Republicans are essentially calling the voters of Georgia cheaters and their fellow Republicans corrupt in pathetic attempts to align themselves with a president who refuses to accept their own votes. McConnell and the majority of the Republican Party are egging Trump on at the expense of their own voters. They are at once getting Republican voters' hopes up for some miracle — and also convincing them their votes don't count. Deflating the GOP base while riling up the Democratic base with Trump's refusal to concede seems an ill-conceived strategy going into a crucial runoff race. 

Trump's showing last Tuesday shows that many of his voters only come out to support him, not the GOP as a whole. While plenty of loyal Republicans will still come out in Georgia with control of the Senate on the line, I suspect a good number won't bother now that the president GOP voters adore has said that America's elections are rigged. Democrats, meanwhile, sense an unusual opportunity to turn out even more voters, including those who may not have voted on Nov. 3 because they assumed Georgia would remain red no matter what — and now they have an opportunity to reshape power in Washington.   

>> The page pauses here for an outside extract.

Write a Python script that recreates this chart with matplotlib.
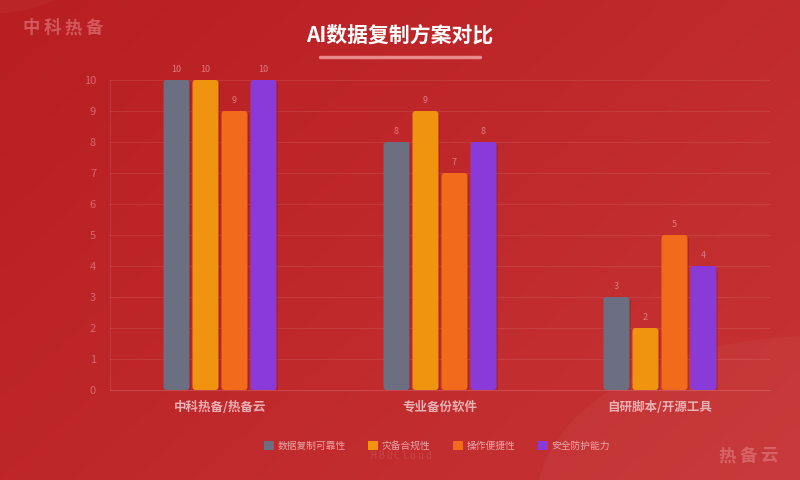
import matplotlib
matplotlib.use("Agg")
import matplotlib.pyplot as plt
import numpy as np
from matplotlib.patches import Circle, Patch, FancyBboxPatch

plt.rcParams['font.family'] = ['Noto Sans CJK SC', 'DejaVu Sans']

categories = ['中科热备/热备云', '专业备份软件', '自研脚本/开源工具']
series_names = ['数据复制可靠性', '灾备合规性', '操作便捷性', '安全防护能力']
series_values = [
    [10, 8, 3],
    [10, 9, 2],
    [9, 7, 5],
    [10, 8, 4],
]
colors = ['#6c6f82', '#f0930f', '#f26a1b', '#8a3ad8']
yticks = list(range(0, 11))

fig = plt.figure(figsize=(8, 4.8), dpi=100)

# background gradient
bg = fig.add_axes([0, 0, 1, 1], zorder=-10)
yy, xx = np.mgrid[0:1:200j, 0:1:300j]
t = (xx * 0.6 + yy * 0.4)
c0 = np.array([0xb8, 0x1e, 0x22]) / 255
c1 = np.array([0xc7, 0x34, 0x35]) / 255
img = c0[None, None, :] * (1 - t[..., None]) + c1[None, None, :] * t[..., None]
bg.imshow(img, extent=[0, 1, 0, 1], aspect='auto', origin='upper')
bg.add_patch(Circle((-0.02, 1.12), 0.15, transform=bg.transAxes, color='white', alpha=0.03, lw=0))
bg.add_patch(Circle((1.02, -0.05), 0.35, transform=bg.transAxes, color='white', alpha=0.03, lw=0))
bg.set_xlim(0, 1); bg.set_ylim(0, 1)
bg.axis('off')

ax_l, ax_b, ax_w, ax_h = 110, 90, 660, 310  # px
ax = fig.add_axes([ax_l/800, ax_b/480, ax_w/800, ax_h/480])
ax.set_facecolor('none')
n = len(series_names)
width = 26/220
step = 29/220
x = np.arange(len(categories))
xrange_, yrange_ = 3.0, 10.0
px_x = xrange_ / ax_w
px_y = yrange_ / ax_h
r = 3 * px_x
aspect = px_y / px_x
for i, (name, vals, col) in enumerate(zip(series_names, series_values, colors)):
    pos = x + (i - (n - 1) / 2) * step
    for p, v in zip(pos, vals):
        left = p - width / 2
        # shadow
        sh = FancyBboxPatch((left + r + 1.5*px_x, r*aspect - 2*px_y), width - 2*r, v - 2*r*aspect,
                            boxstyle=f"round,pad={r},rounding_size={r}", mutation_aspect=aspect,
                            facecolor='black', alpha=0.12, lw=0, zorder=2)
        ax.add_patch(sh)
        fb = FancyBboxPatch((left + r, r*aspect), width - 2*r, v - 2*r*aspect,
                            boxstyle=f"round,pad={r},rounding_size={r}", mutation_aspect=aspect,
                            facecolor=col, lw=0, zorder=3)
        ax.add_patch(fb)
        ax.text(p, v + 0.18, str(v), ha='center', va='bottom', fontsize=6.5, color='#e07b80')

ax.set_xlim(-0.5, 2.5)
ax.set_ylim(0, 10)
ax.set_yticks(yticks)
ax.set_yticklabels([str(v) for v in yticks], fontsize=8, color='#d9666c')
ax.set_xticks(x)
ax.set_xticklabels(categories, fontsize=9, color='#eab0b3', fontweight='bold')
ax.tick_params(axis='both', length=0)
ax.tick_params(axis='y', pad=10)
ax.tick_params(axis='x', pad=8)
ax.grid(axis='y', color='#ffffff', alpha=0.09, linewidth=0.8, zorder=0)
for s in ['top', 'right']:
    ax.spines[s].set_visible(False)
ax.spines['left'].set_color((1, 1, 1, 0.1))
ax.spines['bottom'].set_color((1, 1, 1, 0.15))

fig.text(0.5, 1 - 35/480, 'AI数据复制方案对比', ha='center', va='center', fontsize=15,
         fontweight='bold', color='white')
fig.add_artist(plt.Line2D([320/800, 480/800], [1 - 57/480] * 2, color='#e88a8c', linewidth=2.5,
                          solid_capstyle='round'))


def spaced(text, x0, y0, dx, **kw):
    for k, ch in enumerate(text):
        fig.text((x0 + k * dx) / 800, 1 - y0 / 480, ch, ha='center', va='center', **kw)


spaced('中科热备', 31, 28, 21, fontsize=12.5, fontweight='bold', color='#d3595c')
spaced('热备云', 727, 456, 21, fontsize=12.5, fontweight='bold', color='#d86367')
spaced('HBUCloud', 373, 456, 7.9, fontsize=7, color='#c8454a', family='DejaVu Sans Mono')

handles = [Patch(facecolor=c, edgecolor='none') for c in colors]
leg = fig.legend(handles, series_names, loc='center', bbox_to_anchor=(437/800, 1 - 446/480), ncol=4,
                 frameon=False, fontsize=7, handlelength=1.0, handleheight=1.0, columnspacing=2.3,
                 handletextpad=0.4)
for t in leg.get_texts():
    t.set_color('#eaa5a8')

fig.savefig('out.png', dpi=100)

Take, for instance, the message from former Minnesota congresswoman Michele Bachmann, who posted a video to social media where she appealed to God to "SMASH the clay jar of deceit in America. SMASH the clay jar of delusion in the United States of America. SMASH the delusion, Father, that Joe Biden is our president. He is not." Extremist rhetoric like that is likely why 70% of Republicans now say they don't believe the 2020 election was free and fair, compared to the 35% who held similar beliefs before the election.

On the other side of the coin, Sen. Joe Manchin of West Virginia, easily the most conservative Democrat in the Senate, has done multiple Fox News interviews to calm the fears of moderate voters who are reluctant to see Democrats control that body, promising to block any progressive agenda presented by Biden. As usual, Democrats and Republicans are simply not playing the same game. 

Trump, meanwhile, is simply playing aggrieved and trying to fleece the rubes one more time while he still holds office, telling his worshipers that the system is out to get him. It's a distinctly odd thing for the president of the United States to say, but he continues to schedule rallies and raise funds — same grift, different day. All this will work just about as well as his "big, beautiful wall" on the Mexican border, his long-promised replacement for the Affordable Care Act and all the promises to throw agents of the "deep state" in prison. But even if Republicans lose in the short term, they're setting the stage for new restrictions on voting in states they control by pointing to Trump's false claims of fraud. Much the same thing happened after 2016, paving the way for the new voting rules that helped create the confusion of 2020.